Perhaps not coincidentally, on March 25, 2009, the SEC’s Division of Corporation Finance released guidance on Rule 10b5-1, specifically concerning cancelling or establishing a replacement trading plan among other issues.

In an effort to curb perceived abuse of Rule 10b5-1 plans by insiders, the bill recently introduced in the House may end up limiting the availability of 10b5-1 plans and of associated affirmative defenses. The bill directs the SEC to carry out a yearlong study of 10b5-1 plans and determine whether certain restrictions should be put in place to prevent misuse.

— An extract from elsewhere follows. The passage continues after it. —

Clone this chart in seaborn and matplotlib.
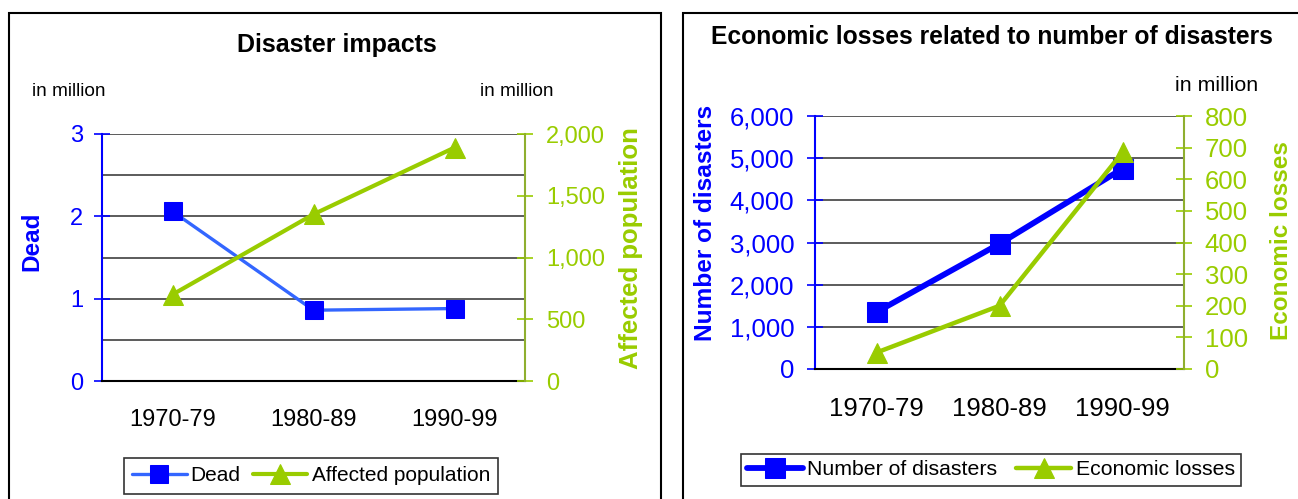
import matplotlib
matplotlib.use('Agg')
import matplotlib.pyplot as plt
import seaborn as sns
from matplotlib.patches import Rectangle
from matplotlib.ticker import FuncFormatter

# data
decades = ['1970-79', '1980-89', '1990-99']
dead = [2.06, 0.86, 0.88]              # million
affected = [700, 1350, 1890]           # million
n_disasters = [1350, 2970, 4750]
econ_losses = [52, 200, 685]           # million

blue = '#0000FF'
light_blue = '#3366FF'
green = '#99CC00'
olive = '#8FAF2F'
grid_col = '#404040'

sns.set_style('white')
plt.rcParams['font.family'] = ['Liberation Sans', 'DejaVu Sans']
plt.rcParams['text.color'] = 'black'
plt.rcParams['axes.labelcolor'] = 'black'
plt.rcParams['xtick.color'] = 'black'
plt.rcParams['ytick.color'] = 'black'

W, H = 1298, 499
fig = plt.figure(figsize=(W / 100, H / 100), dpi=100)


def box(x0, y0, x1, y1):
    return [x0 / W, 1 - y1 / H, (x1 - x0) / W, (y1 - y0) / H]


comma = FuncFormatter(lambda v, p: f'{v:,.0f}')

# ---- left chart: Disaster impacts
ax1 = fig.add_axes(box(102, 134, 525, 381))
ax1b = ax1.twinx()
sns.lineplot(x=decades, y=dead, ax=ax1, color=light_blue, lw=2.4, marker='s',
             markersize=13, markerfacecolor=blue, markeredgecolor=blue, label='Dead')
sns.lineplot(x=decades, y=affected, ax=ax1b, color=green, lw=3, marker='^',
             markersize=15, markerfacecolor=green, markeredgecolor=green,
             label='Affected population')

# ---- right chart: Economic losses related to number of disasters
ax2 = fig.add_axes(box(815, 116, 1184, 369))
ax2b = ax2.twinx()
sns.lineplot(x=decades, y=n_disasters, ax=ax2, color=blue, lw=4.2, marker='s',
             markersize=14, markerfacecolor=blue, markeredgecolor=blue,
             label='Number of disasters')
sns.lineplot(x=decades, y=econ_losses, ax=ax2b, color=green, lw=3.2, marker='^',
             markersize=15, markerfacecolor=green, markeredgecolor=green,
             label='Economic losses')


def style_pair(ax, axb, lmax, lstep, lminor, rmax, rstep, tick_fs, lpad, rpad, xpad):
    ax.set_ylim(0, lmax)
    axb.set_ylim(0, rmax)
    ax.set_yticks(list(range(0, lmax + 1, lstep)))
    if lminor:
        ax.set_yticks(lminor, minor=True)
    axb.set_yticks(list(range(0, rmax + 1, rstep)))
    ax.yaxis.grid(True, which='both', color=grid_col, lw=1.2)
    ax.xaxis.grid(False)
    axb.grid(False)
    ax.set_xlim(-0.5, 2.5)
    ax.set_xticks([-0.5, 0.5, 1.5, 2.5])
    ax.set_xticklabels([])
    ax.set_xticks([0, 1, 2], minor=True)
    ax.set_xticklabels(decades, minor=True)
    ax.tick_params(axis='x', which='major', direction='inout', length=12, width=1.2,
                   color='black')
    ax.tick_params(axis='x', which='minor', length=0, labelsize=tick_fs, pad=xpad,
                   labelcolor='black')
    ax.tick_params(axis='y', which='major', direction='inout', length=12, width=1.2,
                   color=blue, labelcolor=blue, labelsize=tick_fs, pad=lpad, left=True)
    ax.tick_params(axis='y', which='minor', length=0)
    axb.tick_params(axis='y', which='major', direction='inout', length=12, width=1.2,
                    color=green, labelcolor=green, labelsize=tick_fs, pad=rpad, right=True)
    axb.yaxis.set_major_formatter(comma)
    for s in ['top', 'right']:
        ax.spines[s].set_visible(False)
    ax.spines['left'].set_color(blue)
    ax.spines['left'].set_linewidth(1.5)
    ax.spines['bottom'].set_color('black')
    ax.spines['bottom'].set_linewidth(1.5)
    for s in ['top', 'left', 'bottom']:
        axb.spines[s].set_visible(False)
    axb.spines['right'].set_color(olive)
    axb.spines['right'].set_linewidth(1.5)
    ax.set_xlabel('')
    axb.set_xlabel('')
    ax.get_legend().remove()
    axb.get_legend().remove()


style_pair(ax1, ax1b, 3, 1, [0.5, 1.5, 2.5], 2000, 500, 17, 7.5, 9, 20)
style_pair(ax2, ax2b, 6000, 1000, None, 800, 100, 18.5, 9, 9, 20)
ax2.yaxis.set_major_formatter(comma)

# axis titles
ax1.set_ylabel('Dead', color=blue, fontsize=17.5, fontweight='bold')
ax1.yaxis.set_label_coords(-0.165, 0.567)
ax1.yaxis.label.set_va('center')
ax1b.set_ylabel('Affected population', color=green, fontsize=18.5, fontweight='bold')
ax1b.yaxis.set_label_coords(1.251, 0.538)
ax1b.yaxis.label.set_va('center')
ax2.set_ylabel('Number of disasters', color=blue, fontsize=17.6, fontweight='bold')
ax2.yaxis.set_label_coords(-0.298, 0.579)
ax2.yaxis.label.set_va('center')
ax2b.set_ylabel('Economic losses', color=green, fontsize=17.5, fontweight='bold')
ax2b.yaxis.set_label_coords(1.263, 0.506)
ax2b.yaxis.label.set_va('center')

# titles and unit notes
fig.text(337 / W, 1 - 45 / H, 'Disaster impacts', ha='center', va='center',
         fontsize=18, fontweight='bold')
fig.text(992 / W, 1 - 37 / H, 'Economic losses related to number of disasters',
         ha='center', va='center', fontsize=17.7, fontweight='bold')
fig.text(69 / W, 1 - 92 / H, 'in million', ha='center', va='center', fontsize=13.7)
fig.text(517 / W, 1 - 92 / H, 'in million', ha='center', va='center', fontsize=13.7)
fig.text(1217 / W, 1 - 85 / H, 'in million', ha='center', va='center', fontsize=15.4)

# legends
h1, l1 = ax1.get_legend_handles_labels()
h1b, l1b = ax1b.get_legend_handles_labels()
leg1 = fig.legend(h1 + h1b, l1 + l1b, loc='upper left', bbox_to_anchor=(124 / W, 1 - 458 / H),
                  ncol=2, frameon=True, fancybox=False, edgecolor='black', fontsize=15,
                  handlelength=2.6, handletextpad=0.2, columnspacing=0.6,
                  borderpad=0.4, borderaxespad=0)
leg1.get_frame().set_linewidth(1.2)

h2, l2 = ax2.get_legend_handles_labels()
h2b, l2b = ax2b.get_legend_handles_labels()
leg2 = fig.legend(h2 + h2b, l2 + l2b, loc='upper left', bbox_to_anchor=(741 / W, 1 - 454 / H),
                  ncol=2, frameon=True, fancybox=False, edgecolor='black', fontsize=15.3,
                  handlelength=2.6, handletextpad=0.2, columnspacing=0.9,
                  borderpad=0.3, borderaxespad=0)
leg2.get_frame().set_linewidth(1.2)

# panel frames
for x0, x1 in [(9, 661), (683, 1320)]:
    fig.add_artist(Rectangle((x0 / W, -0.1), (x1 - x0) / W, 1.1 - 13 / H,
                             transform=fig.transFigure, fill=False, edgecolor='black',
                             lw=1.5, clip_on=False))

fig.savefig('out.png', dpi=100)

The study would review whether Rule 10b5-1 should be amended to:

  • restrict the ability to adopt certain plans at certain times;

  • limit the number of plans that may be adopted by any individual or company;

  • restrict the ability to amend or cancel plans after their enactment;

  • create a mandatory delay between the adoption of a plan and the first trade made pursuant to that plan; and

  • require certain filings with the SEC to facilitate federal oversight of these plans.

H.R. 624 is the first bipartisan piece of legislation introduced by Maxine Waters, new Chairwoman and Ranking Member of the House Financial Services Committee for the 116th Congress, and McHenry, the Committee’s Ranking Republican. The bill symbolizes a bipartisan willingness to work on financial services legislation in the House. “Cracking down on fraud and abuse within our financial system is apolitical,” said McHenry in a statement. The legislation is scheduled for House Floor consideration this week and will likely pass overwhelmingly. While strong passage in the House will give the bill a better chance of passage in the Senate, Republicans in the Senate may have concerns about giving the SEC broad rulemaking authority.

In addition to receiving widespread bipartisan support, the bill is supported by the Council for Institutional Investors and Public Citizen. If enacted, any resulting changes to Rule 10b5‑1 promulgated by the SEC following its study would likely have a major impact given the wide-spread adoption of 10b5-1 plans.